Zero Gravityraccolta di racconti pubblicata quet’anno da La Nave di Teseo  (140 pagg, traduzione di Alberto Pezzotta) è solo l’ultimo tentativo per Woody Allen di smarcarsi per un tempo provvisorio dal suo personaggio, universalmente riconosciuto per montatura in osso, problemi con le donne e angoscia della morte, per cedere la parola all’autore Woody Allen.

Perché la scrittura concede uno spazio e una visione diversa al confronto con l’obiettivo: panoramiche più estese rispetto agli skyline di New York, che arrivano fino in Cina o sulla cima dell’Himalaya, e zoom televisivi – che Godard avrebbe detestato – che si concentrano su sorrisi ammiccanti prima di un incontro occasionale al bancone di un night. Il tutto tratteggiato, colorato e ombreggiato da uno stile che si è costruito e ha costruito il Novecento americano: dai rudimentali esercizi negli sketch messi in scena nei resort dei monti Catskills – autentiche palestre per comici come si vede nella serie La fantastica signora Maisel di Amy Sherman-Palladino, dove crebbero talenti come Mel Brooks, Lenny Bruce e Carl Reiner – alle più raffinate sceneggiature come Zelig, in cui affronta il demone del conformismo.

Racconti che per brevità e benigna perfidia sono punture di spillo ben assestate, soprattutto dove l’autobiografia del personaggio pubblico ha ricevuto più male: Zero Gravity per la maggior parte delle sue storie orbita intorno allo spietato e assurdo palco dello show business.

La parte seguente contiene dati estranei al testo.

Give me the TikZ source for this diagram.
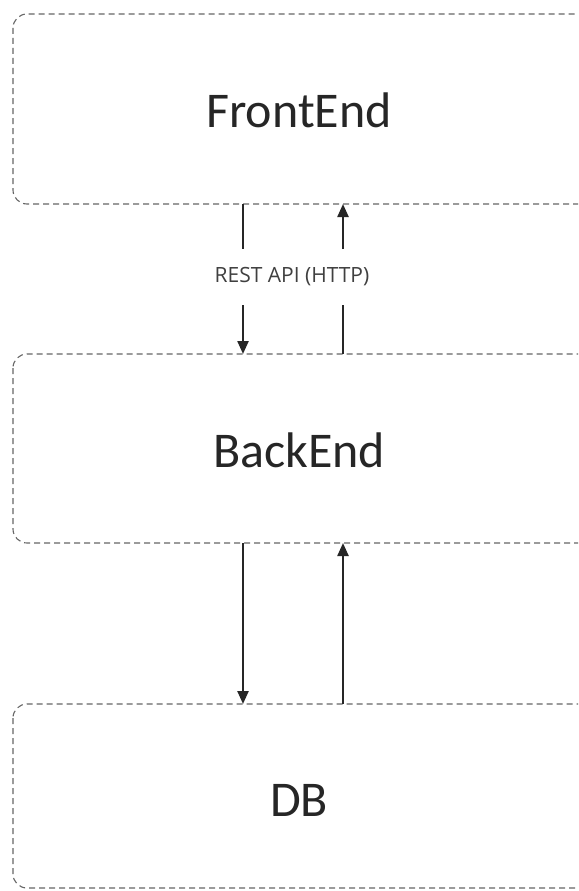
\documentclass[tikz,border=0pt]{standalone}
\usepackage{fontspec}
\setmainfont{Carlito}
\newfontfamily\labelfont{Open Sans}
\usetikzlibrary{arrows.meta}
\begin{document}
\begin{tikzpicture}[x=1pt,y=-1pt,
  layer/.style={draw=black!60, dash pattern=on 6pt off 4pt, line width=1.1pt, rounded corners=14pt},
  flow/.style={draw=black!85, line width=2.3pt, -{Triangle[length=13pt,width=11pt]}},
  plain/.style={draw=black!85, line width=2.3pt},
  title/.style={font=\fontsize{50}{60}\selectfont, text=black!85},
  api/.style={font=\labelfont\fontsize{21}{25}\selectfont, text=black!75}]
\useasboundingbox (0,0) rectangle (578,891);
\clip (0,0) rectangle (578,891);
\fill[white] (0,0) rectangle (578,891);
\draw[layer] (13,14) rectangle (600,204);
\draw[layer] (13,354) rectangle (600,543);
\draw[layer] (13,704) rectangle (600,888);
\node[title] (fe) at (299,110) {FrontEnd};
\node[title] (be) at (299,450) {BackEnd};
\node[title] (db) at (299,800) {DB};
\node[api] (api) at (292,277) {REST API (HTTP)};
\coordinate (a1) at (243,204);
\coordinate (a2) at (243,249);
\coordinate (a3) at (243,305);
\coordinate (a4) at (243,354);
\coordinate (b1) at (343,204);
\coordinate (b2) at (343,249);
\coordinate (b3) at (343,305);
\coordinate (b4) at (343,354);
\draw[plain] (a1) -- (a2);
\draw[flow] (a3) -- (a4);
\draw[flow] (b2) -- (b1);
\draw[plain] (b4) -- (b3);
\coordinate (c1) at (243,543);
\coordinate (c2) at (243,704);
\coordinate (d1) at (343,704);
\coordinate (d2) at (343,543);
\draw[flow] (c1) -- (c2);
\draw[flow] (d1) -- (d2);
\end{tikzpicture}
\end{document}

Anche se terminate prima dell’ultima abiura di Hollywood, nelle narrazioni di Allen si percepisce già tutta la distanza dalle convenzioni imposte al mondo del cinema da quello della comunicazione. Un’estraneità che gli fa guadagnare la possibilità di deridere in intelligenza e indipendenza i processi mediatici scatenati da “frasi estrapolate dal contesto”, accuse di non inclusività e boicottaggi – come in Spiacente non sono ammessi animali domestici – oppure l’assoluta mancanza di senso e gusto delle produzioni cinematografiche quanto teatrali – Un ritocchino non fa male a nessuno e Nessuno batté ciglio – il fascino disastroso subito dai comuni mortali nei confronti delle star – Non puoi tornare a casa e ti spiego perché e Avanti un’altra.

Una vera e propria giungla di mostri messi in libertà, in cui anche gli agenti immobiliari hanno cognomi da squalo, dove la razionalità viene riportata in scena proprio dalle entrate surreali degli animali: aragoste che mettono in fuga Bernie Madoff e galline che vincono Oscar come miglior sceneggiatura originale.

E se in qualche racconto è possibile rivedere la genesi di un futuro film – come la giornalista alle prime armi di Avanti un’altra, poi protagonista interpretata da Elle Fanning in Un giorno di pioggia a New York – ai più affezionati del regista non mancheranno occasioni di scovare richiami di pietre miliari come “gli stuzzichini alla neve” di Amore e guerra, un sorriso a un cavallo che ricorda l’amore tra una pecora e Gene Wilder in Tutto quello che avreste voluto sapere sul sesso* (*ma non avete mai osato chiedere) e la puzza di zolfo che perseguita Billy Crystal nei gironi infernali.

Zero Gravity è l’opportunità messa a disposizione da Woody Allen di fare un lungo tour nella mente del suo personaggio romanziere in Harry a pezzi: una scrittura da montagne russe con vertigini, corse in velocità e vuoti d’aria che non può deludere per umorismo ed eleganza linguistica.

Al lettore chiudendo il libro sembrerà di vedere i fuochi d’artificio su Manhattan e capire per l’ennesima volta che tra le cose per cui valga la pena di vivere c’è sempre uno spazio riservato con un nome: Woody Allen.